Okay.
In essence, the chain of command is the key. You're quite familiar, I think, with the way we maintain the chain of command at unit levels and with the responsibilities you provide as direction to a unit commanding officer.
As a formation commander, I have units, I have commanding officers, I have training opportunities. We will deploy capabilities, measure capabilities and responsiveness, and then essentially ensure and maintain that level of operational capability as required.
To give you an example, Joint Signal Regiment deployed to Petawawa in the last month. They will have established capability to see what their field training standards are, what their level of deployability is. At the same time, they measure back to me and tell me that they have a lot of their people and equipment deployed right now.

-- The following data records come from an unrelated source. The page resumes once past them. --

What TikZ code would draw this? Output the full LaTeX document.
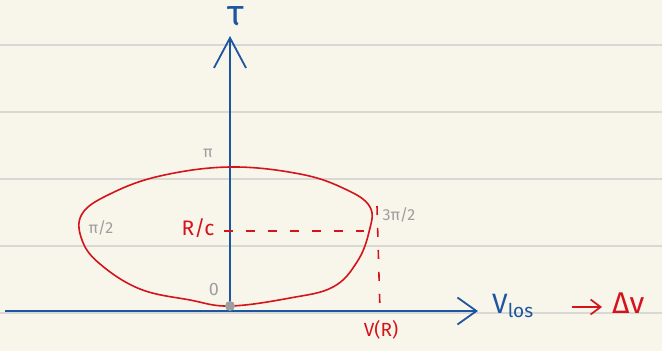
\documentclass[tikz,border=0pt]{standalone}
\usepackage{fontspec}
\setmainfont{Fira Sans}
\usepackage{tikz}
\usetikzlibrary{positioning, arrows.meta}
\definecolor{PenBlue}{HTML}{1D55A0}
\definecolor{PenRed}{HTML}{D4131B}
\definecolor{PenGray}{HTML}{9E9E9E}
\definecolor{Paper}{HTML}{F8F6EB}
\definecolor{RuleGray}{HTML}{D8D8D4}

\begin{document}
\begin{tikzpicture}[
  x=1pt, y=-1pt,
  axis/.style={PenBlue, line width=1.8pt},
  curve/.style={PenRed, line width=1.6pt},
  guide/.style={PenRed, line width=1.6pt, dash pattern=on 9pt off 13pt},
  pen/.style={font=\fontsize{28}{28}\selectfont, inner sep=0pt},
  note/.style={PenGray, font=\fontsize{16}{16}\selectfont, inner sep=0pt},
  redlabel/.style={PenRed, font=\fontsize{21}{21}\selectfont, inner sep=0pt}
]
\fill[Paper] (0,0) rectangle (662,351);
\useasboundingbox (0,0) rectangle (662,351);
\foreach \ry in {45,112,179,246,313}
  \draw[RuleGray, line width=1.2pt] (0,\ry) -- (662,\ry);

% axes
\coordinate (o) at (230,306);
\coordinate (xstart) at (5,311);
\coordinate (xend) at (478,311);
\coordinate (ystart) at (230,311);
\coordinate (yend) at (230,36);
\draw[axis, -{Straight Barb[length=19pt, width=27pt, line width=1.8pt]}] (xstart) -- (xend);
\draw[axis, -{Straight Barb[length=30pt, width=32pt, line width=1.8pt]}] (ystart) -- (yend);
\node[pen, PenBlue, font=\fontsize{36}{36}\selectfont] (tau) at (236,16) {τ};
\node[pen, PenBlue, anchor=west] (vlos) at (492,306) {V\raisebox{-4pt}{\fontsize{19}{19}\selectfont los}};
\node[redlabel, anchor=west, font=\fontsize{30}{30}\selectfont] (dv) at (612,303) {Δv};
\coordinate (rstart) at (572,307);
\coordinate (rend) at (602,307);
\draw[PenRed, line width=1.7pt, -{Straight Barb[length=10pt, width=15pt, line width=1.7pt]}] (rstart) -- (rend);

% orbit
\draw[curve] plot[smooth cycle, tension=0.65] coordinates {
  (230,306) (290,298) (333,287) (357,262) (369,232) (370,207)
  (345,189) (300,174) (230,167) (160,176) (110,194) (82,214)
  (82,240) (100,264) (140,289) (190,300)};
\fill[PenGray] (o) circle (5pt);

% labels
\node[note] (pi) at (208,153) {π};
\node[note] (pihalf) at (101,228) {π/2};
\node[note] (threepi) at (399,215) {3π/2};
\node[note, font=\fontsize{18}{18}\selectfont] (zero) at (214,289) {0};
\node[redlabel] (rc) at (198,228) {R/c};
\coordinate (rcstart) at (224,231);
\coordinate (rcend) at (364,231);
\draw[guide] (rcstart) -- (rcend);
\node[redlabel, font=\fontsize{19}{19}\selectfont] (vr) at (381,330) {V(R)};
\coordinate (vrtop) at (377,206);
\coordinate (vrbot) at (380,311);
\draw[guide] (vrtop) -- (vrbot);
\end{tikzpicture}
\end{document}
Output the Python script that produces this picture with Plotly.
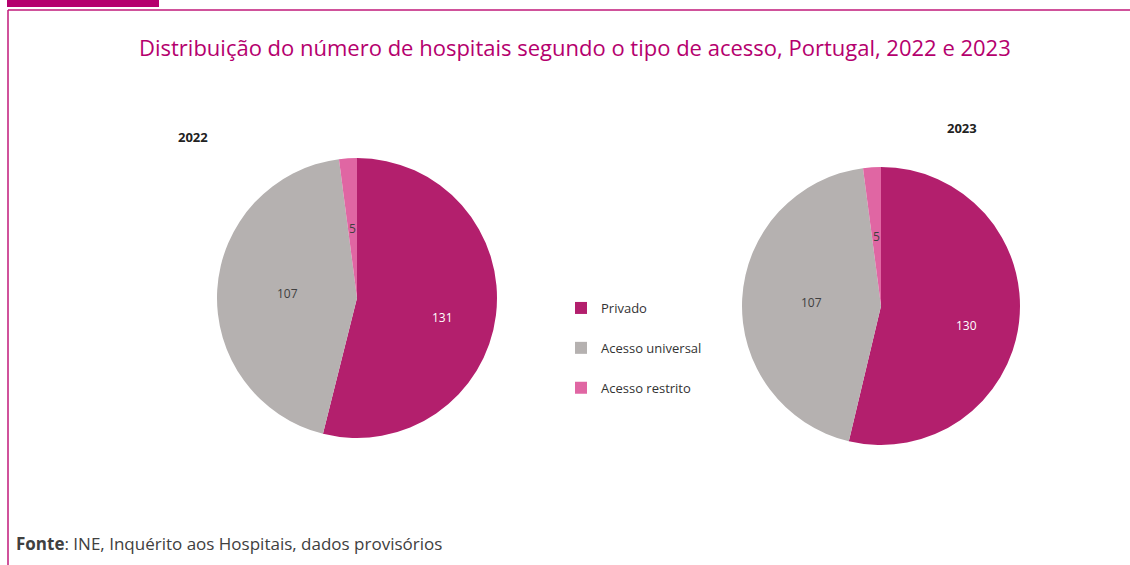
import math
import plotly.graph_objects as go

W, H = 1130, 565
categories = ["Privado", "Acesso universal", "Acesso restrito"]
values_2022 = [131, 107, 5]
values_2023 = [130, 107, 5]
years = ["2022", "2023"]
colors = ["#B31F6D", "#B5B1B0", "#E066A3"]
text_colors = ["#FFFFFF", "#404040", "#404040"]


def px_x(v):
    return v / W


def px_y(v):
    return 1 - v / H


# pie geometry (pixels): centre x, centre y, radius
pies = [(357, 298, 140), (881, 306, 139)]
# label placement: fraction of radius and angular nudge (degrees) per slice
label_r = [0.63, 0.5, 0.5]
label_nudge = [6, 0, 0]

fig = go.Figure()
annotations = []
for vals, (cx, cy, r) in zip([values_2022, values_2023], pies):
    fig.add_trace(go.Pie(
        labels=categories, values=vals, sort=False, direction="clockwise", rotation=0,
        marker=dict(colors=colors), textinfo="none",
        domain=dict(x=[px_x(cx - r), px_x(cx + r)], y=[px_y(cy + r), px_y(cy - r)]),
        showlegend=False, hoverinfo="label+value",
    ))
    total = sum(vals)
    cum = 0
    for i, v in enumerate(vals):
        mid = (cum + v / 2) / total * 2 * math.pi + math.radians(label_nudge[i])
        cum += v
        lx = cx + label_r[i] * r * math.sin(mid)
        ly = cy - label_r[i] * r * math.cos(mid)
        annotations.append(dict(text=str(v), x=px_x(lx), y=px_y(ly), xref="paper", yref="paper",
                                showarrow=False, xanchor="center", yanchor="middle",
                                font=dict(size=12, color=text_colors[i], family="Open Sans")))

# legend entries
for c, col in zip(categories, colors):
    fig.add_trace(go.Scatter(
        x=[None], y=[None], mode="markers", name=c, legendgroup=c,
        marker=dict(symbol="square", size=8, color=col),
    ))

annotations += [
    dict(text="Distribuição do número de hospitais segundo o tipo de acesso, Portugal, 2022 e 2023",
         x=px_x(575), y=px_y(47), xref="paper", yref="paper", showarrow=False, yanchor="middle",
         font=dict(size=22, color="#B5006E", family="Open Sans")),
    dict(text="<b>" + years[0] + "</b>", x=px_x(176), y=px_y(137), xref="paper", yref="paper",
         showarrow=False, yanchor="middle", font=dict(size=13, color="#222222", family="Open Sans")),
    dict(text="<b>" + years[1] + "</b>", x=px_x(979), y=px_y(128), xref="paper", yref="paper",
         showarrow=False, yanchor="middle", font=dict(size=13, color="#222222", family="Open Sans")),
    dict(text="<b>Fonte</b>: INE, Inquérito aos Hospitais, dados provisórios",
         x=px_x(14), y=px_y(543), xref="paper", yref="paper", xanchor="left", yanchor="middle",
         showarrow=False, font=dict(size=17, color="#404040", family="Open Sans")),
]

fig.update_layout(
    width=W, height=H,
    margin=dict(l=0, r=0, t=0, b=0),
    paper_bgcolor="white", plot_bgcolor="white",
    font=dict(family="Open Sans", color="#404040"),
    xaxis=dict(visible=False, domain=[0, 0.01]),
    yaxis=dict(visible=False, domain=[0, 0.01]),
    legend=dict(
        x=px_x(561), y=px_y(293), xanchor="left", yanchor="top",
        font=dict(size=13, color="#333333", family="Open Sans"),
        tracegroupgap=20, traceorder="grouped", itemsizing="constant",
        bgcolor="rgba(0,0,0,0)",
    ),
    annotations=annotations,
    shapes=[
        dict(type="rect", xref="paper", yref="paper", x0=px_x(7), x1=px_x(159), y0=px_y(7), y1=1,
             fillcolor="#B5006E", line=dict(width=0)),
        dict(type="line", xref="paper", yref="paper", x0=px_x(8), x1=1, y0=px_y(10), y1=px_y(10),
             line=dict(color="#C0187A", width=1.5)),
        dict(type="line", xref="paper", yref="paper", x0=px_x(8), x1=px_x(8), y0=px_y(10), y1=0,
             line=dict(color="#C0187A", width=1.5)),
    ],
)

fig.write_html("out.html", config={"displayModeBar": False},
               post_script="document.body.style.margin='0';document.body.style.overflow='hidden';")
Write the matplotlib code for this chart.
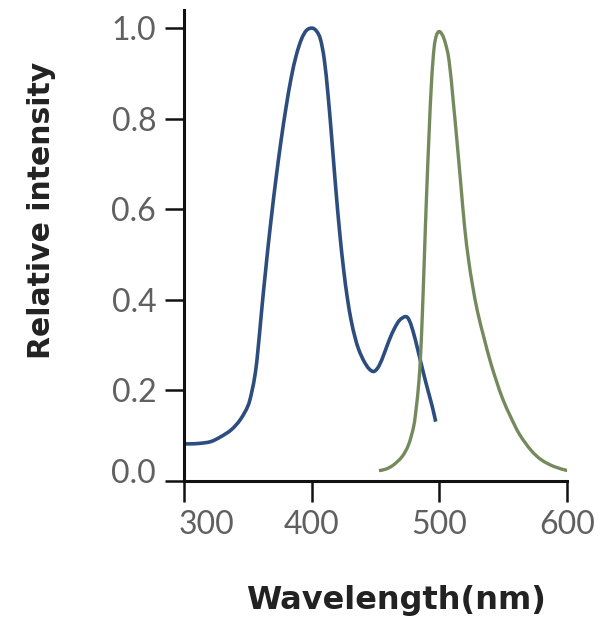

So I get a constant feedback measure as an operational commander to ensure that I know what levels and standards of capability we have in place, based on the responsiveness that I need. Again, in some functional areas—and this may not be as self-evident—I need to have contracting expertise that is ready to go and to deploy out the door. I need to rely on Assistant Deputy Minister (Materiel) and procurement services in addition to military contract expertise to have people ready—and this is more a case of individual readiness—so that if there is a Haiti mission or if we are providing a search and rescue support to Jamaica, I'm able to augment that initial task force and get it out the door.
So I will maintain a certain level of capability, and that is a technical competency in addition to an individual fitness capability for deployments.